Texto: Hugo Rocha Pereira | Fotografia: AZUL
Passa hoje uma semana sobre a realização, na Ericeira, da conferência “As Ilhas Selvagens à Luz do Direito Internacional. As Pretensões de Espanha”, que teve como oradores Adriano Moreira e Pedro Quartin Graça. Para aprofundar o tema, lançámos algumas perguntas ao último, que é uma das vozes mais activas e conhecedoras desta matéria sensível. O jurista e professor universitário não tem dúvidas de que as Selvagens constituem território português, mas considera caber tanto aos governantes como à sociedade civil protegê-las de apetites alheios, vindos de Espanha e não só.
Qual é o actual ponto desta situação que envolve o estatuto das Selvagens?
As Ilhas Selvagens são território nacional. Hoje como no passado. São expressamente referidas no Estatuto de Autonomia da Região Autónoma da Madeira e constituem a mais antiga Reserva Natural Integral do País. Uma panóplia alargada de legislação, quer nacional, quer internacional, diz-lhes respeito, sendo de recordar que as Selvagens estão classificadas, entre outros, pelo Conselho da Europa e pela International Union for Conservation of Nature como espaço protegido. Sou da opinião, todavia, que as Selvagens talvez devessem merecer uma protecção jurídico-constitucional mais alargada, no sentido de poderem ser expressamente consignadas na Constituição Portuguesa como território nacional e não necessariamente dependente do Estatuto da Madeira. Mas isto é apenas uma reflexão e abordagem possível. Agora sabemos que as Selvagens são uma tentação para alguns, que não é apenas de agora, cobiça esta que tem muito a ver com a riqueza das suas águas e de tudo o que nelas se poderá encontrar, a par da sua localização geo-estratégica ímpar como nossa fronteira mais a Sul.
As Selvagens são, afinal, ilhas ou rochedos?
São clara e definitivamente ilhas. Têm no presente, como o tiveram no passado, condições para serem habitadas e nelas se poder exercer actividade económica. Aliás, tanto o têm que são às centenas as pessoas que nelas já pernoitaram ao longo dos anos, bem como está demonstrada a intensa actividade económica, à sua escala, como é evidente, que ao longo das décadas nelas existiu.
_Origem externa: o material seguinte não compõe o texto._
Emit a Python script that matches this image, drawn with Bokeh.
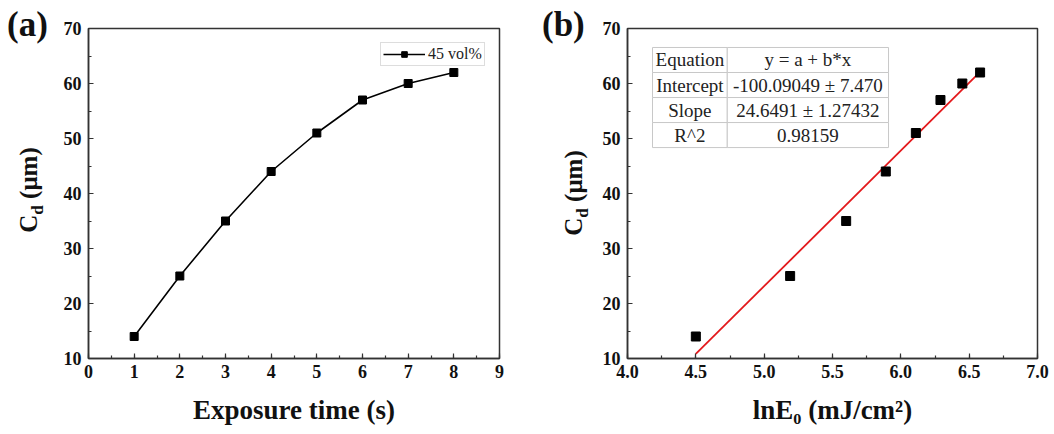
from bokeh.plotting import figure
from bokeh.layouts import row
from bokeh.models import Range1d, SingleIntervalTicker, PrintfTickFormatter, Legend, LegendItem, Div
from bokeh.embed import file_html
from bokeh.resources import INLINE
from bokeh.core.properties import value

# ---- data ----
exposure_time = [1, 2, 3, 4, 5, 6, 7, 8]
cure_depth = [14, 25, 35, 44, 51, 57, 60, 62]
ln_E0 = [4.50, 5.19, 5.60, 5.89, 6.11, 6.29, 6.45, 6.58]
fit_intercept = -100.09049
fit_slope = 24.6491
table_keys = ["Equation", "Intercept", "Slope", "R^2"]
table_vals = ["y = a + b*x", "-100.09049 \u00b1 7.470", "24.6491 \u00b1 1.27432", "0.98159"]
legend_name = "45 vol%"
x_title_a = "Exposure time (s)"
x_title_b = "lnE\u2080 (mJ/cm\u00b2)"
panel_tags = ["(a)", "(b)"]

SERIF = "Liberation Serif"
INK = "#111111"
AX = "#333333"


def style(p, xint, yint, xfmt=None):
    p.xaxis[0].ticker = SingleIntervalTicker(interval=xint, num_minor_ticks=2)
    p.yaxis[0].ticker = SingleIntervalTicker(interval=yint, num_minor_ticks=2)
    if xfmt:
        p.xaxis[0].formatter = PrintfTickFormatter(format=xfmt)
    for ax in (p.xaxis[0], p.yaxis[0]):
        ax.major_label_text_font = SERIF
        ax.major_label_text_font_style = "bold"
        ax.major_label_text_font_size = "18px"
        ax.major_label_text_color = INK
        ax.major_tick_in = 5
        ax.major_tick_out = 0
        ax.minor_tick_in = 3
        ax.minor_tick_out = 0
        ax.axis_line_width = 1.5
        ax.axis_line_color = AX
        ax.major_tick_line_color = AX
        ax.minor_tick_line_color = AX
        ax.major_tick_line_width = 1.2
        ax.minor_tick_line_width = 1.2
        ax.axis_label_text_font = SERIF
        ax.axis_label_text_font_style = "bold"
        ax.axis_label_text_font_size = "27px"
        ax.axis_label_text_color = INK
    p.xaxis[0].major_label_standoff = 6
    p.yaxis[0].major_label_standoff = 7
    p.xaxis[0].axis_label_standoff = 14
    p.outline_line_color = AX
    p.outline_line_width = 1.5
    p.outline_line_alpha = 1
    p.xgrid.visible = False
    p.ygrid.visible = False
    p.background_fill_color = "white"
    p.border_fill_color = "white"


def side_div(width, tag, tag_left, title_cx, title_cy):
    html = (
        f'<div style="position:relative;width:{width}px;height:434px;'
        f"font-family:'{SERIF}';font-weight:bold;color:{INK};\">"
        f'<div style="position:absolute;left:{tag_left}px;top:7px;font-size:35px;'
        f'line-height:1;white-space:nowrap;">{tag}</div>'
        f'<div style="position:absolute;left:{title_cx}px;top:{title_cy}px;font-size:25px;'
        f'line-height:1;white-space:nowrap;transform:translate(-50%,-50%) rotate(-90deg);">'
        f'C<span style="font-size:17px;position:relative;top:6px;">d</span> (\u03bcm)</div>'
        f"</div>"
    )
    return Div(text=html, width=width, height=434, margin=0,
               styles={"overflow": "visible", "background-color": "white"})


# ---- panel (a) ----
pa = figure(width=471, height=434, x_range=Range1d(0, 9), y_range=Range1d(10, 70),
            output_backend="svg", toolbar_location=None,
            min_border_left=32, min_border_right=28, min_border_top=27, min_border_bottom=75)
style(pa, 1, 10)
pa.xaxis[0].axis_label = x_title_a
ln = pa.line(exposure_time, cure_depth, line_color="black", line_width=1.6)
sc = pa.scatter(exposure_time, cure_depth, marker="square", size=8, color="black")
leg = Legend(items=[LegendItem(label=legend_name, renderers=[ln, sc])],
             location=(292, 292), label_text_font=SERIF, label_text_font_size="16px",
             label_text_color="#222", glyph_width=42, glyph_height=14, label_height=14,
             label_standoff=3, padding=2, spacing=0, margin=0,
             border_line_color="#bbbbbb", border_line_width=1, background_fill_alpha=1)
pa.add_layout(leg)

# ---- panel (b) ----
pb = figure(width=464, height=434, x_range=Range1d(4, 7), y_range=Range1d(10, 70),
            output_backend="svg", toolbar_location=None,
            min_border_left=37, min_border_right=17, min_border_top=28, min_border_bottom=76)
style(pb, 0.5, 10, "%.1f")
pb.xaxis[0].axis_label = x_title_b
fx = [min(ln_E0), max(ln_E0)]
fy = [fit_intercept + fit_slope * v for v in fx]
pb.line(fx, fy, line_color="#e3191c", line_width=1.8)
pb.scatter(ln_E0, cure_depth, marker="square", size=9, color="black")

# fit-result table (layout constants in data units)
t_left, t_split, t_right = 4.183, 4.73, 5.91
t_top, t_row = 66.55, 4.55
n = len(table_keys)
tops = [t_top - i * t_row for i in range(n)]
bots = [t - t_row for t in tops]
mids = [t - t_row / 2 for t in tops]
pb.quad(left=[t_left] * n, right=[t_split] * n, top=tops, bottom=bots,
        fill_color="white", line_color="#c8c8c8", line_width=1)
pb.quad(left=[t_split] * n, right=[t_right] * n, top=tops, bottom=bots,
        fill_color="white", line_color="#c8c8c8", line_width=1)
pb.text(x=[(t_left + t_split) / 2] * n, y=mids, text=table_keys,
        text_font=value(SERIF), text_font_size="19px", text_color="#222",
        text_align="center", text_baseline="middle")
pb.text(x=[(t_split + t_right) / 2] * n, y=mids, text=table_vals,
        text_font=value(SERIF), text_font_size="19px", text_color="#222",
        text_align="center", text_baseline="middle")

da = side_div(56, panel_tags[0], 7, 28, 190)
db = side_div(63, panel_tags[1], 15, 46, 193)

layout = row(da, pa, db, pb, spacing=0)
open("out.html", "w").write(file_html(layout, INLINE))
É quase o que resta intacto de um Portugal muito estragado pela cobiça do homem.
Só agora Espanha vem levantar estas questões ou as suas pretensões já vêm de trás?
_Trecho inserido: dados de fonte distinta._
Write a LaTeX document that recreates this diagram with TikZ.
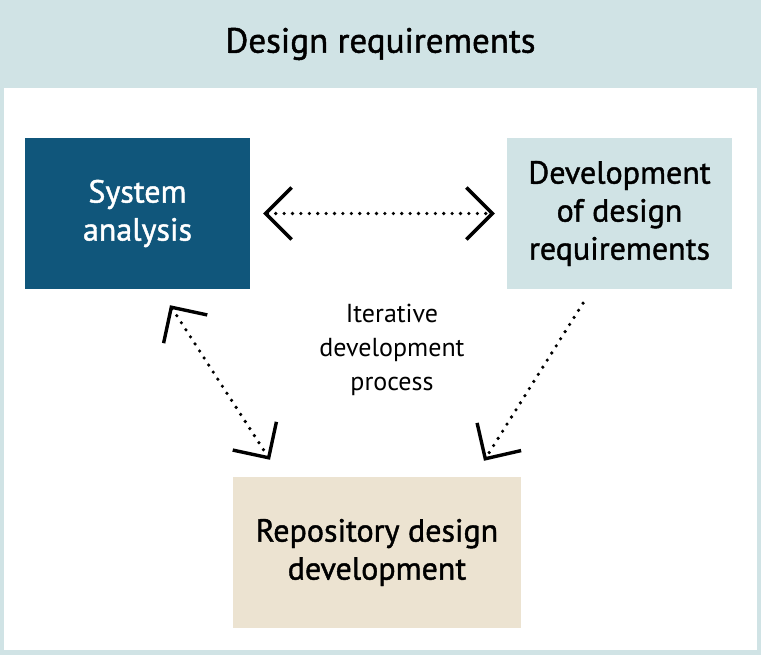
\documentclass[tikz,border=0pt]{standalone}
\usepackage{fontspec}
\setmainfont{PT Sans}
\newfontfamily\medfont[FakeBold=1.3]{PT Sans}
\usetikzlibrary{arrows.meta}
\definecolor{reqblue}{HTML}{D0E3E5}
\definecolor{sysblue}{HTML}{10567B}
\definecolor{repbeige}{HTML}{ECE3D1}
\tikzset{
	box/.style={minimum width=225pt, minimum height=151pt, inner sep=0pt, align=center, font=\medfont\fontsize{32}{38}\selectfont},
	link/.style={line width=3.6pt, line cap=round, dash pattern=on 0pt off 8.4pt},
	chev/.tip={Straight Barb[length=26pt, width=52pt, line width=3.4pt]}
}

\begin{document}
\begin{tikzpicture}[x=1pt, y=-1pt]
			%%%%% START %%%%%
			
			\useasboundingbox (0, 0) rectangle (761, 655);
			\fill[reqblue] (0, 0) rectangle (761, 655);
			\fill[white] (4, 88) rectangle (757, 650);
			
			\node[font=\medfont\fontsize{35}{40}\selectfont] (title) at (380.5, 44) {Design requirements};
			
			\node[box, fill=sysblue, text=white] (sys) at (137.5, 213.5) {System\\analysis};
			\node[box, fill=reqblue] (dev) at (619.5, 213.5) {Development\\of design\\requirements};
			\node[box, fill=repbeige, minimum width=288pt] (rep) at (377, 552.5) {Repository design\\development};
			
			\node[align=center, font=\fontsize{26}{34}\selectfont] (iter) at (392, 350) {Iterative\\development\\process};
			
			\draw[link, chev-chev] ([xshift=13pt]sys.east) -- ([xshift=-12pt]dev.west);
			\draw[link, chev-chev] ([xshift=32.5pt, yshift=-16pt]sys.south) -- ([xshift=-107pt, yshift=17pt]rep.north);
			\draw[link, -chev] ([xshift=-36.5pt, yshift=-14pt]dev.south) -- ([xshift=107pt, yshift=16pt]rep.north);
			
			%%%%% END %%%%%
\end{tikzpicture}
\end{document}
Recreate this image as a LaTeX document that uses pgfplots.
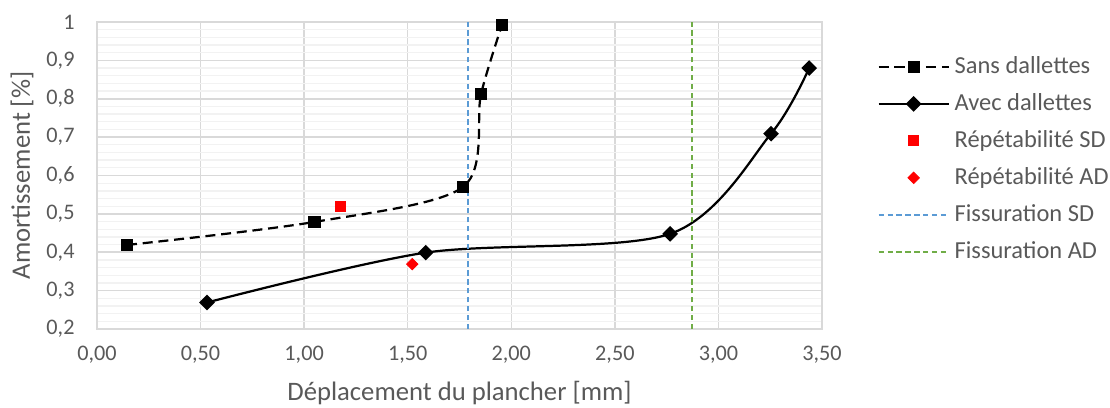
\documentclass[border=0pt]{standalone}
\usepackage{pgfplots}
\pgfplotsset{compat=1.18}
\usepackage{fontspec}
\setmainfont{Carlito}
\definecolor{txt}{HTML}{595959}
\definecolor{gmaj}{HTML}{D9D9D9}
\definecolor{gmin}{HTML}{F2F2F2}
\definecolor{fsd}{HTML}{5B9BD5}
\definecolor{fad}{HTML}{70AD47}
\begin{document}
\begin{tikzpicture}
% 1 px of the reference = 0.45pt
\path[use as bounding box] (-43.65pt,-35.55pt) rectangle (455.85pt,148.05pt);
\begin{axis}[
  scale only axis,
  width=326.25pt, height=138.15pt,
  xmin=0, xmax=3.5, ymin=0.2, ymax=1,
  xtick={0,0.5,...,3.5},
  xticklabels={{0,00},{0,50},{1,00},{1,50},{2,00},{2,50},{3,00},{3,50}},
  ytick={0.2,0.3,...,1.0},
  yticklabels={{0,2},{0,3},{0,4},{0,5},{0,6},{0,7},{0,8},{0,9},1},
  minor ytick={0.22,0.24,...,0.99},
  major tick length=0pt, minor tick length=0pt,
  grid=both,
  major grid style={gmaj, line width=0.7pt},
  minor grid style={gmin, line width=0.6pt},
  axis line style={gmaj, line width=0.7pt},
  tick label style={font=\fontsize{10}{11}\selectfont, text=txt},
  xticklabel style={anchor=center, yshift=-11.7pt},
  yticklabel style={anchor=east, xshift=-9.9pt, inner sep=0pt},
  xlabel={Déplacement du plancher [mm]},
  ylabel={Amortissement [\%]},
  every axis x label/.style={at={(axis description cs:0.5,-0.2085)}, anchor=center,
    font=\fontsize{12}{14}\selectfont, text=txt},
  every axis y label/.style={at={(axis description cs:-0.1034,0.5)}, rotate=90, anchor=center,
    font=\fontsize{12}{14}\selectfont, text=txt},
  legend style={draw=none, fill=none, at={(axis description cs:1.076,0.904)}, anchor=north west,
    font=\fontsize{11}{13}\selectfont, text=txt, inner sep=0pt, row sep=3.1pt,
    nodes={inner sep=2.2pt}},
  legend cell align=left,
  legend image code/.code={\draw[mark repeat=2,mark phase=2,#1] plot coordinates {(0pt,0pt) (15.75pt,0pt) (31.5pt,0pt)};},
  clip=false,
]
\addplot[black, line width=1pt, dash pattern=on 4.5pt off 2.6pt, smooth, tension=0.5,
  mark=square*, mark size=2.25pt, mark options={solid}]
  coordinates {(0.145,0.419) (1.05,0.479) (1.767,0.570) (1.854,0.8125) (1.955,0.992)};
\addlegendentry{Sans dallettes}
\addplot[black, line width=1pt, smooth, tension=0.5,
  mark=square*, mark size=2pt, mark options={rotate=45}]
  coordinates {(0.531,0.269) (1.587,0.399) (2.767,0.448) (3.254,0.709) (3.438,0.880)};
\addlegendentry{Avec dallettes}
\addplot[only marks, red, mark=square*, mark size=2.25pt]
  coordinates {(1.175,0.52)};
\addlegendentry{Répétabilité SD}
\addplot[only marks, red, mark=square*, mark size=1.8pt, mark options={rotate=45}]
  coordinates {(1.522,0.369)};
\addlegendentry{Répétabilité AD}
\addplot[fsd, line width=0.9pt, dash pattern=on 2.4pt off 1.6pt]
  coordinates {(1.79,0.2) (1.79,1)};
\addlegendentry{Fissuration SD}
\addplot[fad, line width=0.9pt, dash pattern=on 2.4pt off 1.6pt]
  coordinates {(2.873,0.2) (2.873,1)};
\addlegendentry{Fissuration AD}
\end{axis}
\end{tikzpicture}
\end{document}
A Espanha já levantara no passado questões no que toca à soberania das ilhas. Mas cedo percebeu que se tratava de uma impossibilidade histórica poder reivindicar fosse o que fosse nessa sede. Na verdade, as Selvagens sempre foram portuguesas e Espanha sabe-o bem. Agora o nosso vizinho tem outro objectivo: conseguir tirar mais-valias da sua proximidade geográfica com as Canárias e tentar obter uma qualquer situação de vantagem económica mas também política desse facto, isto em detrimento de Portugal, como é evidente. Cabe a Portugal, não só aos governantes mas também, e muito fundamentalmente, diria eu, à sociedade civil defender aquilo que secularmente nos pertence dos apetites alheios, que não são apenas vindos dos nossos vizinhos.
O que torna as Selvagens tão apelativas?
Só quem lá vai consegue perceber a realidade na sua plenitude. É um outro mundo mas onde se respira o melhor que Portugal e a natureza têm para oferecer: beleza, paz, tranquilidade, história e pouca intervenção humana. É quase o que resta intacto de um Portugal muito estragado pela cobiça do homem. Um paraíso, em suma.
Como é que se pode resolver este diferendo?
Os portugueses têm de se impor, nem que seja só desta vez. O Direito e a História estão do nosso lado. A população também sabe onde está a razão. Há que ser firme na defesa do que nos pertence. Caso contrário existirá de forma inapelável a cobrança de responsabilidades. E nós, enquanto sociedade civil, cá estaremos para o fazer.
À luz do Direito Internacional, que instituições poderão ser chamadas, no limite, a resolver esta disputa?
No limite o conflito pode chegar aos Tribunais internacionais, como o Tribunal Internacional do Direito do Mar e o Tribunal Internacional de Justiça, passando pela arbitragem. Espero, todavia, que o bom senso prevaleça e que Espanha perceba que se trata de uma “guerra” que não lhe interessa “comprar”, muito menos neste momento histórico.